- Born: April 3, 1896 Pantin, Seine-Saint-Denis, France
- Died: April 18, 1968 Paris, France
- Occupation(s): Lawyer, politician and newspaper proprietor

= Robert Lazurick =

Robert Lazurick (1896–1968) was a French lawyer, politician and newspaper proprietor. He served as a member of the Chamber of Deputies from 1936 to 1941, representing Cher.

==Early life==
Lazurick was born in Pantin on 3 April 1895 in a very modest family: his mother sold cotton cloth in local street markets, and his parents went through many sacrifices to enable their three children to attend school, since free state education didn't exist at the time. As an adolescent, he became a follower of Jean Jaurès. At 16, he launched and directed a weekly newspaper aimed at the young generation: La Jeunesse Socialiste. When World War I erupted, he was 19 and studying law.
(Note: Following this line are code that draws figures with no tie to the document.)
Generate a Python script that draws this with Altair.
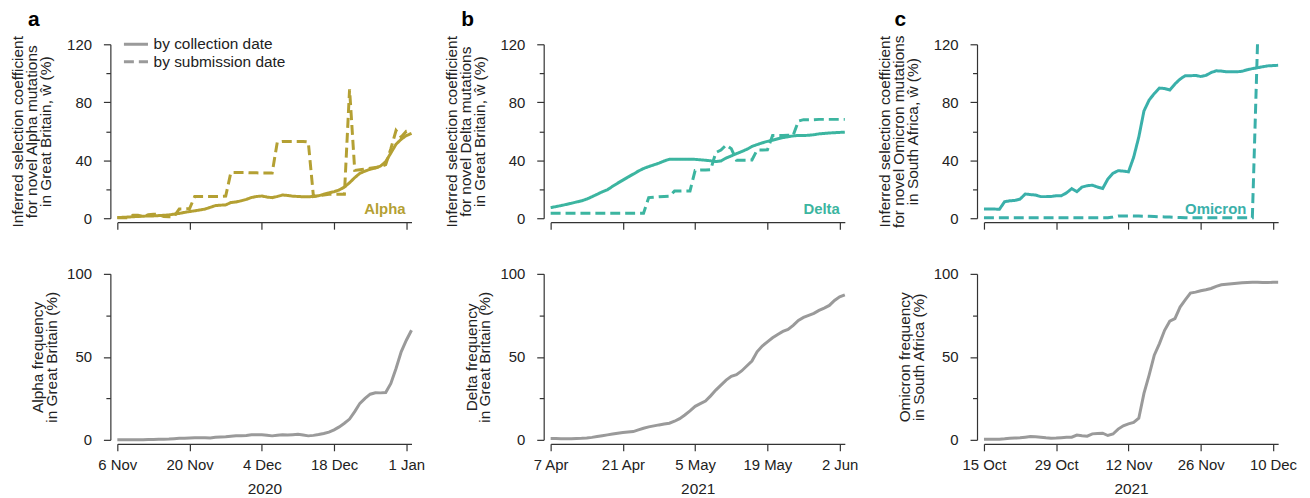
import altair as alt
import pandas as pd

FONT = "Liberation Sans"

# ---------------- data ----------------
VARIANTS = ["Alpha", "Delta", "Omicron"]
LETTERS = ["a", "b", "c"]
COLORS = ["#B4A033", "#3CB5A0", "#3AB0AA"]
GREY = "#9A9A9A"
TYPES = ["by collection date", "by submission date"]
YEARS = ["2020", "2021", "2021"]
STARTS = ["2020-11-06", "2021-04-07", "2021-10-15"]

ALPHA_TICKS = ["2020-11-06", "2020-11-20", "2020-12-04", "2020-12-18", "2021-01-01"]
DELTA_TICKS = ["2021-04-07", "2021-04-21", "2021-05-05", "2021-05-19", "2021-06-02"]
OMICRON_TICKS = ["2021-10-15", "2021-10-29", "2021-11-12", "2021-11-26", "2021-12-10"]

TOP_TITLES = [
    ["Inferred selection coefficient", "for novel Alpha mutations", "in Great Britain, ŵ (%)"],
    ["Inferred selection coefficient", "for novel Delta mutations", "in Great Britain, ŵ (%)"],
    ["Inferred selection coefficient", "for novel Omicron mutations", "in South Africa, ŵ (%)"],
]
BOTTOM_TITLES = [
    ["Alpha frequency", "in Great Britain (%)"],
    ["Delta frequency", "in Great Britain (%)"],
    ["Omicron frequency", "in South Africa (%)"],
]

TOP_Y_TICKS = [0, 20, 40, 60, 80, 100, 120]
BOTTOM_Y_TICKS = [0, 25, 50, 75, 100]

alpha_collection = [0.5, 0.6, 0.8, 1.0, 1.2, 1.4, 1.5, 1.6, 1.8, 2.0,
                    2.3, 2.8, 3.3, 4.0, 4.6, 5.1, 5.7, 6.3, 7.5, 8.7,
                    9.0, 9.2, 10.8, 11.2, 12.0, 13.0, 14.3, 15.0, 15.3, 14.6,
                    14.2, 15.0, 16.0, 15.7, 15.2, 15.0, 14.8, 14.8, 15.0, 15.5,
                    16.5, 17.5, 18.3, 19.5, 21.5, 24.5, 28.0, 31.0, 32.5, 33.8,
                    34.6, 36.0, 39.0, 45.0, 51.0, 54.5, 57.0, 58.5]
alpha_submission = [0.3, 0.3, 0.3, 2.0, 2.0, 1.0, 2.5, 2.8, 2.5, 1.2,
                    1.0, 1.2, 6.4, 6.4, 6.6, 15.0, 15.0, 15.0, 15.0, 15.0,
                    15.0, 15.2, 31.6, 31.6, 31.5, 31.5, 31.3, 31.3, 31.2, 31.2,
                    31.2, 52.6, 53.0, 53.0, 53.0, 53.0, 53.0, 52.6, 15.0, 15.5,
                    16.0, 16.5, 16.5, 16.5, 16.5, 89.0, 33.0, 33.5, 34.0, 34.5,
                    35.0, 35.5, 37.0, 48.0, 60.5, 56.0, 60.0, 60.5]
alpha_frequency = [0.1, 0.1, 0.1, 0.1, 0.1, 0.1, 0.2, 0.2, 0.3, 0.4,
                   0.5, 0.7, 0.9, 1.0, 1.1, 1.2, 1.2, 1.3, 1.1, 1.5,
                   1.7, 1.9, 2.2, 2.4, 2.5, 2.6, 3.0, 3.0, 3.0, 2.8,
                   2.4, 2.8, 3.0, 2.9, 3.1, 3.3, 2.9, 2.4, 2.7, 3.2,
                   3.8, 4.6, 6.0, 7.8, 10.0, 12.5, 17.0, 22.0, 25.0, 27.5,
                   28.4, 28.3, 28.5, 34.0, 43.0, 53.0, 60.0, 66.0]

delta_collection = [7.3, 8.0, 8.7, 9.5, 10.3, 11.2, 12.0, 13.2, 14.8, 16.5,
                    18.2, 19.6, 22.0, 24.2, 26.3, 28.4, 30.4, 32.5, 34.3, 35.6,
                    36.8, 38.0, 39.5, 40.7, 40.7, 40.7, 40.7, 40.7, 40.6, 40.3,
                    40.0, 39.6, 39.1, 39.5, 41.5, 43.0, 44.5, 46.0, 47.5, 49.5,
                    50.8, 52.0, 53.0, 53.8, 54.8, 55.6, 56.2, 56.8, 57.1, 57.1,
                    57.2, 57.6, 58.2, 58.5, 58.8, 59.0, 59.2, 59.4]
delta_submission = [3.5, 3.5, 3.5, 3.5, 3.5, 3.5, 3.5, 3.5, 3.5, 3.5,
                    3.5, 3.5, 3.5, 3.5, 3.5, 3.5, 3.5, 3.5, 3.5, 14.2,
                    14.5, 14.8, 15.0, 15.2, 18.7, 18.7, 18.8, 18.8, 33.0, 33.2,
                    33.2, 33.4, 45.3, 47.0, 50.5, 48.0, 40.0, 40.0, 40.0, 40.2,
                    47.0, 47.0, 47.2, 57.0, 57.0, 57.0, 57.2, 57.2, 67.0, 68.0,
                    68.0, 68.0, 68.2, 68.2, 68.2, 68.2, 68.2, 68.2]
delta_frequency = [0.8, 0.8, 0.7, 0.7, 0.7, 0.8, 0.9, 1.1, 1.5, 2.0,
                   2.5, 3.0, 3.5, 4.0, 4.4, 4.7, 5.0, 6.0, 7.0, 7.8,
                   8.4, 9.0, 9.5, 10.0, 11.2, 12.8, 15.0, 17.5, 20.2, 21.8,
                   23.4, 26.5, 30.0, 33.0, 36.0, 38.3, 39.3, 41.5, 44.5, 47.5,
                   53.0, 56.5, 59.0, 61.5, 63.5, 65.3, 66.5, 69.0, 72.0, 73.8,
                   75.0, 76.2, 78.0, 79.4, 81.0, 84.0, 86.2, 87.4]

omicron_collection = [6.4, 6.4, 6.3, 6.2, 11.4, 12.0, 12.3, 13.2, 16.7, 16.3,
                      16.0, 14.9, 14.9, 15.0, 15.5, 15.5, 17.5, 20.4, 18.3, 21.5,
                      22.4, 22.8, 21.5, 20.5, 27.0, 31.0, 32.8, 32.5, 32.0, 42.0,
                      56.0, 74.0, 81.5, 86.0, 89.8, 89.5, 88.5, 92.6, 96.0, 98.3,
                      98.3, 98.5, 97.8, 98.5, 100.5, 101.7, 101.5, 101.0, 101.0, 101.0,
                      101.4, 102.4, 103.2, 103.8, 104.5, 105.1, 105.3, 105.5]
omicron_submission = [0.3, 0.3, 0.3, 0.3, 0.3, 0.3, 0.3, 0.3, 0.3, 0.3,
                      0.3, 0.3, 0.3, 0.3, 0.3, 0.3, 0.3, 0.3, 0.3, 0.3,
                      0.3, 0.3, 0.3, 0.3, 0.3, 0.8, 1.5, 1.6, 1.6, 1.5,
                      1.5, 1.4, 1.3, 1.2, 1.0, 0.9, 0.8, 0.6, 0.5, 0.4,
                      0.3, 0.3, 0.3, 0.3, 0.3, 0.3, 0.3, 0.3, 0.3, 0.3,
                      0.3, 0.3, 0.3, 120.0]
omicron_frequency = [0.4, 0.4, 0.4, 0.3, 0.6, 1.0, 1.1, 1.2, 1.6, 2.0,
                     1.9, 1.6, 1.2, 1.0, 1.1, 1.3, 1.5, 1.6, 2.9, 2.5,
                     2.2, 3.6, 3.8, 4.0, 2.6, 3.5, 6.5, 8.5, 9.6, 10.5,
                     13.0, 28.0, 39.0, 51.0, 58.0, 66.0, 71.5, 73.0, 80.0, 84.3,
                     88.4, 89.0, 89.8, 90.4, 91.2, 92.5, 93.4, 93.7, 94.0, 94.3,
                     94.6, 94.8, 94.9, 94.9, 94.8, 94.8, 94.9, 94.9]

COLLECTION = [alpha_collection, delta_collection, omicron_collection]
SUBMISSION = [alpha_submission, delta_submission, omicron_submission]
FREQUENCY = [alpha_frequency, delta_frequency, omicron_frequency]
TICKS = [ALPHA_TICKS, DELTA_TICKS, OMICRON_TICKS]

# ---------------- layout constants ----------------
W = 296
H_TOP = 175
H_BOT = 167
NAME_RIGHT = [W - 6, W - 5, W - 32]
LABEL_SIZE = 15
TITLE_SIZE = 15.5


def dt(s):
    y, m, d = (int(p) for p in s.split("-"))
    return alt.DateTime(year=y, month=m, date=d, utc=True)


def dates(start, n):
    return pd.date_range(start, periods=n, freq="D").strftime("%Y-%m-%d").tolist()


def x_enc(i, bottom):
    start = STARTS[i]
    n = len(FREQUENCY[i])
    end = dates(start, n)[-1]
    axis = alt.Axis(
        values=[dt(t) for t in TICKS[i]],
        format="%-d %b",
        labels=bottom,
        labelFlush=False,
        labelOverlap=False,
        ticks=True,
        tickSize=7,
        offset=4,
        labelPadding=6.5,
        title=YEARS[i] if bottom else None,
        titlePadding=9,
        grid=False,
    )
    return alt.X("date:T", scale=alt.Scale(type="utc", domain=[dt(start), dt(end)], nice=False), axis=axis)


def y_axis(values, major, title, title_pad):
    test = f"datum.value % {major} === 0"
    return alt.Axis(
        values=values,
        labelExpr=f"{test} ? datum.label : ''",
        tickSize={"condition": {"test": test, "value": 7}, "value": 4.5},
        offset=7,
        labelPadding=12,
        labelFlush=False,
        labelOverlap=False,
        title=title,
        titlePadding=title_pad,
        titleLineHeight=14,
        grid=False,
    )


def top_panel(i):
    start = STARTS[i]
    coll = COLLECTION[i]
    sub = SUBMISSION[i]
    df = pd.concat([
        pd.DataFrame({"date": dates(start, len(coll)), "value": coll, "type": TYPES[0]}),
        pd.DataFrame({"date": dates(start, len(sub)), "value": sub, "type": TYPES[1]}),
    ])
    if i == 0:
        legend = alt.Legend(
            orient="none", legendX=11, legendY=-7.75, title=None,
            symbolType="M-2.2,0H2.2", symbolSize=121, symbolStrokeWidth=3,
            symbolStrokeColor=GREY, symbolFillColor="transparent",
            labelFontSize=15.5, labelFont=FONT,
            labelColor="#222", rowPadding=0.5, labelOffset=10, padding=0,
        )
    else:
        legend = None
    lines = alt.Chart(df).mark_line(strokeWidth=3, color=COLORS[i], interpolate="linear").encode(
        x=x_enc(i, False),
        y=alt.Y("value:Q", scale=alt.Scale(domain=[0, 120], nice=False),
                axis=y_axis(TOP_Y_TICKS, 40, TOP_TITLES[i], 13)),
        strokeDash=alt.StrokeDash("type:N", scale=alt.Scale(domain=TYPES, range=[[1, 0], [10, 5]]),
                                  legend=legend),
        detail="type:N",
    )
    name = alt.Chart(pd.DataFrame({"name": [VARIANTS[i]]})).mark_text(
        align="right", baseline="alphabetic", fontWeight="bold", fontSize=15,
        font=FONT, color=COLORS[i]
    ).encode(text="name:N", x=alt.value(NAME_RIGHT[i]), y=alt.value(H_TOP - 4))
    letter = alt.Chart(pd.DataFrame({"letter": [LETTERS[i]]})).mark_text(
        align="left", baseline="top", fontWeight="bold", fontSize=21,
        font=FONT, color="#000"
    ).encode(text="letter:N", x=alt.value(-90), y=alt.value(-35))
    return alt.layer(lines, name, letter).properties(width=W, height=H_TOP)


def bottom_panel(i):
    start = STARTS[i]
    freq = FREQUENCY[i]
    df = pd.DataFrame({"date": dates(start, len(freq)), "value": freq})
    return alt.Chart(df).mark_line(strokeWidth=3, color=GREY).encode(
        x=x_enc(i, True),
        y=alt.Y("value:Q", scale=alt.Scale(domain=[0, 100], nice=False),
                axis=y_axis(BOTTOM_Y_TICKS, 50, BOTTOM_TITLES[i], 7)),
    ).properties(width=W, height=H_BOT)


columns = [alt.vconcat(top_panel(i), bottom_panel(i), spacing=37) for i in range(3)]

chart = alt.hconcat(*columns, spacing=18).properties(
    padding={"left": 2, "top": 0, "right": 5, "bottom": 0}
).configure_axis(
    labelFont=FONT, titleFont=FONT, labelFontSize=LABEL_SIZE, titleFontSize=TITLE_SIZE,
    titleFontWeight="normal", labelColor="#222", titleColor="#222",
    domainColor="#333", tickColor="#333", domainWidth=1.2, tickWidth=1.2,
).configure_view(stroke=None)

chart.save("out.html", embed_options={"renderer": "svg", "actions": False})
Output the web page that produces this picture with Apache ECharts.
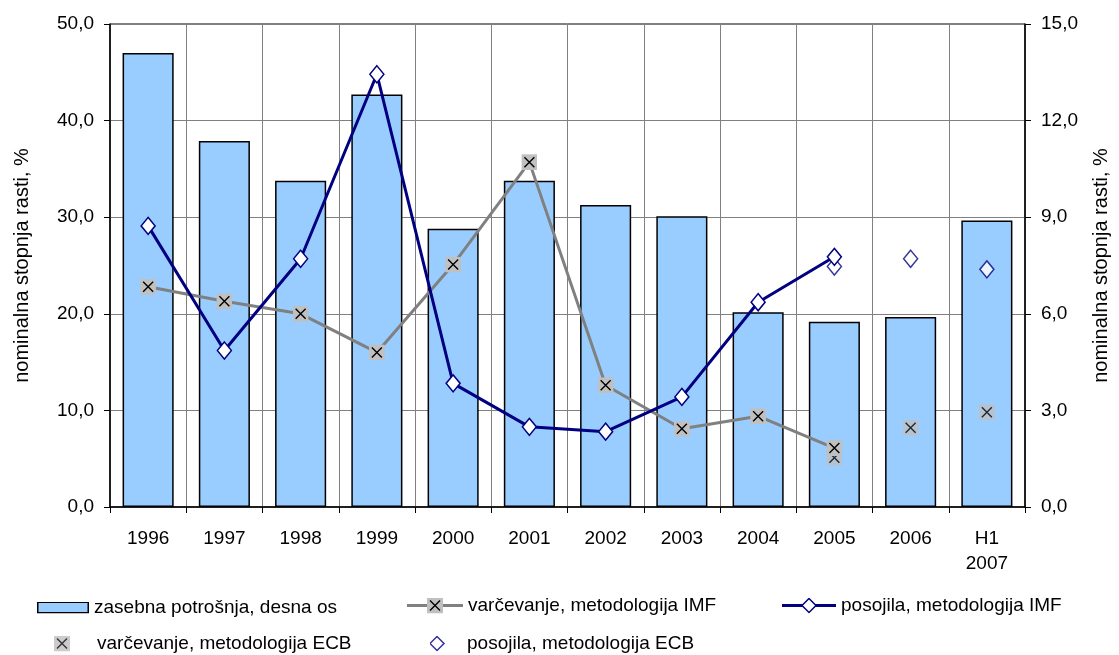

He interrupted his studies to enrol in the infantry and fought through the entire campaign at Verdun, which he survived and was lucky to avoid amputation after suffering from frozen feet.

==Career==
After demobilization, he completed his studies and joined the Paris Bar in 1921, to begin his career as a lawyer, defending political causes deemed lost, such as that of anarcho-pacifist Louis Lecoin (1927), as well as the Martiniquais who had rebelled against the French colonial government, or the French miners who had come out on justified, often violent strikes. In 1923, he broke off from the Bolshevik wing of the French socialist party, thus incurring the lasting hatred of the French communist party. In 1925, he created another paper, Le Soir, (Note: Not to be confused with the Belgian daily Le Soir, launched in 1887 and still in circulation today.) which was in print until 1932 and employed, among others, the poet Robert Desnos as journalist.